What you will do:
Produce an exact copy of all the records.

Entries supplied:
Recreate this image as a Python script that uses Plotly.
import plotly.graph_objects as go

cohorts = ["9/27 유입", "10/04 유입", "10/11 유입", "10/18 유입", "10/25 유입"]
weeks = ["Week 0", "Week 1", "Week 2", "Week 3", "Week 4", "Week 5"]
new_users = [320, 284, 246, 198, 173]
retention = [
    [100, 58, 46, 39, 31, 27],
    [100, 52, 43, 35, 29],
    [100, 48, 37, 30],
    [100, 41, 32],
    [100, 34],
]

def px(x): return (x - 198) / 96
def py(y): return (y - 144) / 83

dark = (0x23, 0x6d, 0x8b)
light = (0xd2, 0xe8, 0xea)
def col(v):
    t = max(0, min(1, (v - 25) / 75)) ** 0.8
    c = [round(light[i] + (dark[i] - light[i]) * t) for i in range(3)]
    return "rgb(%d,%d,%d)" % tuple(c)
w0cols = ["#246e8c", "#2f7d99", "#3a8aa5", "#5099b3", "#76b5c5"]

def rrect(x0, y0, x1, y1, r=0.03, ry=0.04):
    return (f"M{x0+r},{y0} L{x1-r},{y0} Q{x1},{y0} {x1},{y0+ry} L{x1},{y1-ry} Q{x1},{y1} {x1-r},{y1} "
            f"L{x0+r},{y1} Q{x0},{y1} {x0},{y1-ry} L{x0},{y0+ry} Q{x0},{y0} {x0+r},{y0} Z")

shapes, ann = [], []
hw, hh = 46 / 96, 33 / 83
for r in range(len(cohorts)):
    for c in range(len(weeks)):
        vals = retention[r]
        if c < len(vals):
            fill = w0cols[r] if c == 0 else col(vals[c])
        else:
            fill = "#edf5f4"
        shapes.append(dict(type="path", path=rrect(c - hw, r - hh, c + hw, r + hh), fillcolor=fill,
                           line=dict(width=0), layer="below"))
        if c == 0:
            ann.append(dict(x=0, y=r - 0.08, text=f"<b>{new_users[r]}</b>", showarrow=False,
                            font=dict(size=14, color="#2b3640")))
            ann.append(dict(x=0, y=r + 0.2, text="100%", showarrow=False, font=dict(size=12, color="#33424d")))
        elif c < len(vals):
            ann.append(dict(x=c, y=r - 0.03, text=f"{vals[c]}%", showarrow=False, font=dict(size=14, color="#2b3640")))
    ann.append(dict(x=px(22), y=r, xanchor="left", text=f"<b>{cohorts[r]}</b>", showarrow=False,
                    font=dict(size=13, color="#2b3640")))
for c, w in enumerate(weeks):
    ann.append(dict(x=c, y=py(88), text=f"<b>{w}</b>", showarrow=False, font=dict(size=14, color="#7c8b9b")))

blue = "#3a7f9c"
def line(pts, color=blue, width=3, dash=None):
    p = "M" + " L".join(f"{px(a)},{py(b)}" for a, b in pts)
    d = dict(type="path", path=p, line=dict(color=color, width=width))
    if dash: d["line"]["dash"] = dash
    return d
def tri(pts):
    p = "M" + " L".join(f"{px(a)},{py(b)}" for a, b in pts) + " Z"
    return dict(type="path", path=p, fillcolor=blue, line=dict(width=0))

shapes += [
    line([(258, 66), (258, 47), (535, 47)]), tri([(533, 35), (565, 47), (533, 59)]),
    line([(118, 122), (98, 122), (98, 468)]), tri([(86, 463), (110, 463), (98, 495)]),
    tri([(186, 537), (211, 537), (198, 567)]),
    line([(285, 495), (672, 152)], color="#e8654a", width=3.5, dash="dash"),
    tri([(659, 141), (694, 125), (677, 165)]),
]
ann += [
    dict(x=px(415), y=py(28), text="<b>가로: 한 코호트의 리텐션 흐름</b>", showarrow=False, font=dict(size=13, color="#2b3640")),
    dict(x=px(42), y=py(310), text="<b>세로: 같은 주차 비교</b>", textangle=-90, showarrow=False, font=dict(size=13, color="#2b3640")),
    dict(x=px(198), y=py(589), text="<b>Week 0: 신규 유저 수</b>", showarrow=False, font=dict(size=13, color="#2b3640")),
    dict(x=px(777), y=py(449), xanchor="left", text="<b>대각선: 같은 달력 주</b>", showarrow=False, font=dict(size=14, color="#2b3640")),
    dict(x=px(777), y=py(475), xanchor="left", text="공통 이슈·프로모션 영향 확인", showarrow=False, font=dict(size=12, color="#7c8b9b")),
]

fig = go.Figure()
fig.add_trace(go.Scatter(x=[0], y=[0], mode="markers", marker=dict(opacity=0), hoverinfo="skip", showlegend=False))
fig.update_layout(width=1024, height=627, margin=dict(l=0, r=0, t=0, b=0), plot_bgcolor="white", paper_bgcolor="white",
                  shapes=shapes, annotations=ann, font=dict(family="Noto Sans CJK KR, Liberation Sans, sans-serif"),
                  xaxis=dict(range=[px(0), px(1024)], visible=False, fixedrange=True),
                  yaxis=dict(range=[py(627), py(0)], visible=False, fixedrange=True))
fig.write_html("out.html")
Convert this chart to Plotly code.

Exercise result:
Recreate this image as a Python script that uses Plotly.
import plotly.graph_objects as go

cohorts = ["9/27 유입", "10/04 유입", "10/11 유입", "10/18 유입", "10/25 유입"]
weeks = ["Week 0", "Week 1", "Week 2", "Week 3", "Week 4", "Week 5"]
new_users = [320, 284, 246, 198, 173]
retention = [
    [100, 58, 46, 39, 31, 27],
    [100, 52, 43, 35, 29],
    [100, 48, 37, 30],
    [100, 41, 32],
    [100, 34],
]

def px(x): return (x - 198) / 96
def py(y): return (y - 144) / 83

dark = (0x23, 0x6d, 0x8b)
light = (0xd2, 0xe8, 0xea)
def col(v):
    t = max(0, min(1, (v - 25) / 75)) ** 0.8
    c = [round(light[i] + (dark[i] - light[i]) * t) for i in range(3)]
    return "rgb(%d,%d,%d)" % tuple(c)
w0cols = ["#246e8c", "#2f7d99", "#3a8aa5", "#5099b3", "#76b5c5"]

def rrect(x0, y0, x1, y1, r=0.03, ry=0.04):
    return (f"M{x0+r},{y0} L{x1-r},{y0} Q{x1},{y0} {x1},{y0+ry} L{x1},{y1-ry} Q{x1},{y1} {x1-r},{y1} "
            f"L{x0+r},{y1} Q{x0},{y1} {x0},{y1-ry} L{x0},{y0+ry} Q{x0},{y0} {x0+r},{y0} Z")

shapes, ann = [], []
hw, hh = 46 / 96, 33 / 83
for r in range(len(cohorts)):
    for c in range(len(weeks)):
        vals = retention[r]
        if c < len(vals):
            fill = w0cols[r] if c == 0 else col(vals[c])
        else:
            fill = "#edf5f4"
        shapes.append(dict(type="path", path=rrect(c - hw, r - hh, c + hw, r + hh), fillcolor=fill,
                           line=dict(width=0), layer="below"))
        if c == 0:
            ann.append(dict(x=0, y=r - 0.08, text=f"<b>{new_users[r]}</b>", showarrow=False,
                            font=dict(size=14, color="#2b3640")))
            ann.append(dict(x=0, y=r + 0.2, text="100%", showarrow=False, font=dict(size=12, color="#33424d")))
        elif c < len(vals):
            ann.append(dict(x=c, y=r - 0.03, text=f"{vals[c]}%", showarrow=False, font=dict(size=14, color="#2b3640")))
    ann.append(dict(x=px(22), y=r, xanchor="left", text=f"<b>{cohorts[r]}</b>", showarrow=False,
                    font=dict(size=13, color="#2b3640")))
for c, w in enumerate(weeks):
    ann.append(dict(x=c, y=py(88), text=f"<b>{w}</b>", showarrow=False, font=dict(size=14, color="#7c8b9b")))

blue = "#3a7f9c"
def line(pts, color=blue, width=3, dash=None):
    p = "M" + " L".join(f"{px(a)},{py(b)}" for a, b in pts)
    d = dict(type="path", path=p, line=dict(color=color, width=width))
    if dash: d["line"]["dash"] = dash
    return d
def tri(pts):
    p = "M" + " L".join(f"{px(a)},{py(b)}" for a, b in pts) + " Z"
    return dict(type="path", path=p, fillcolor=blue, line=dict(width=0))

shapes += [
    line([(258, 66), (258, 47), (535, 47)]), tri([(533, 35), (565, 47), (533, 59)]),
    line([(118, 122), (98, 122), (98, 468)]), tri([(86, 463), (110, 463), (98, 495)]),
    tri([(186, 537), (211, 537), (198, 567)]),
    line([(285, 495), (672, 152)], color="#e8654a", width=3.5, dash="dash"),
    tri([(659, 141), (694, 125), (677, 165)]),
]
ann += [
    dict(x=px(415), y=py(28), text="<b>가로: 한 코호트의 리텐션 흐름</b>", showarrow=False, font=dict(size=13, color="#2b3640")),
    dict(x=px(42), y=py(310), text="<b>세로: 같은 주차 비교</b>", textangle=-90, showarrow=False, font=dict(size=13, color="#2b3640")),
    dict(x=px(198), y=py(589), text="<b>Week 0: 신규 유저 수</b>", showarrow=False, font=dict(size=13, color="#2b3640")),
    dict(x=px(777), y=py(449), xanchor="left", text="<b>대각선: 같은 달력 주</b>", showarrow=False, font=dict(size=14, color="#2b3640")),
    dict(x=px(777), y=py(475), xanchor="left", text="공통 이슈·프로모션 영향 확인", showarrow=False, font=dict(size=12, color="#7c8b9b")),
]

fig = go.Figure()
fig.add_trace(go.Scatter(x=[0], y=[0], mode="markers", marker=dict(opacity=0), hoverinfo="skip", showlegend=False))
fig.update_layout(width=1024, height=627, margin=dict(l=0, r=0, t=0, b=0), plot_bgcolor="white", paper_bgcolor="white",
                  shapes=shapes, annotations=ann, font=dict(family="Noto Sans CJK KR, Liberation Sans, sans-serif"),
                  xaxis=dict(range=[px(0), px(1024)], visible=False, fixedrange=True),
                  yaxis=dict(range=[py(627), py(0)], visible=False, fixedrange=True))
fig.write_html("out.html")
Convert this chart to Plotly code.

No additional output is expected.